We washed off as best we could for lunch that was included. There was spicy curry, omelet, vegetables (the same type of pumpkin we’d fed to the elephants earlier) and watermelon. They offered us coffee brewed from beans found in the elephants’ dung. Unfortunately, I don’t drink coffee.
While we ate, the elephants got a head start on the walk down to the river. Although they’re big, they walk slowly and get distracted easily by the fields of banana trees that line the way.

Bath Time

We joined the elephants as they walked along the river. Mina kept running off and had to be reigned in by her mother. Our guide pointed out a few brown things bobbing in the water. She convinced some that they were crocodiles floating with their heads just above the surface, others that they were huge toads. In fact, it was dung. The river ran around the Elephant Nature Park and was a popular spot for bathing.

The elephants knew where they were going and we followed them down to the water’s edge. They and their carers raced in, swimming in the deep water. We were slightly more cautious having just seen the dung, eventually wading in upstream. The water was refreshing and washed off the mud and elephant drool.

Our guide handed out buckets to splash the herd but it was insignificant compared to the amount of water they were splashing around. Everyone got soaked whether they wanted to or not. Mina hid under water with just her trunk poking out. One of the staff took action shots and there was plenty of time for photos.

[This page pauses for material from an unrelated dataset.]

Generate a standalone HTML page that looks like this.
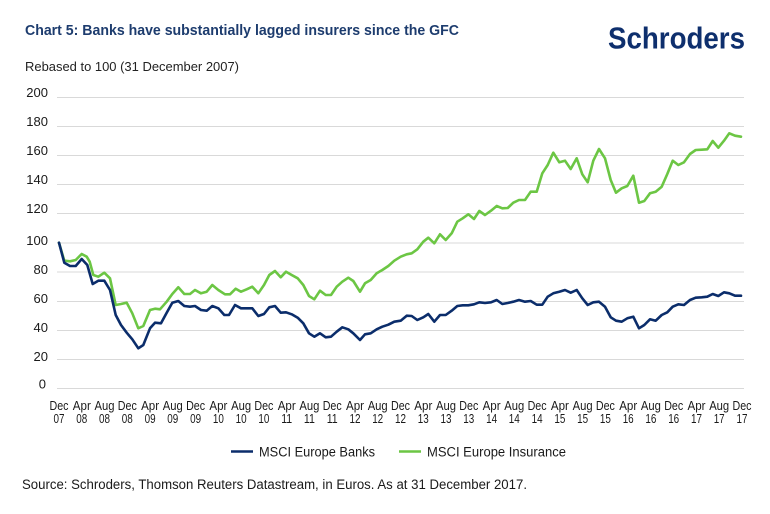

Getting splashed during bath time
Getting splashed during bath time

All tired out, we headed back, the sun quickly drying us. It was a day I’ll never forget with such magestic, family-orientated creatures. I completely understand why it’s such a huge part of the Thai tourist trade. I only hope that the situation continues to improve for the elephants, and that will only happen if we, as tourists, go to sanctuaries like this rather than circuses.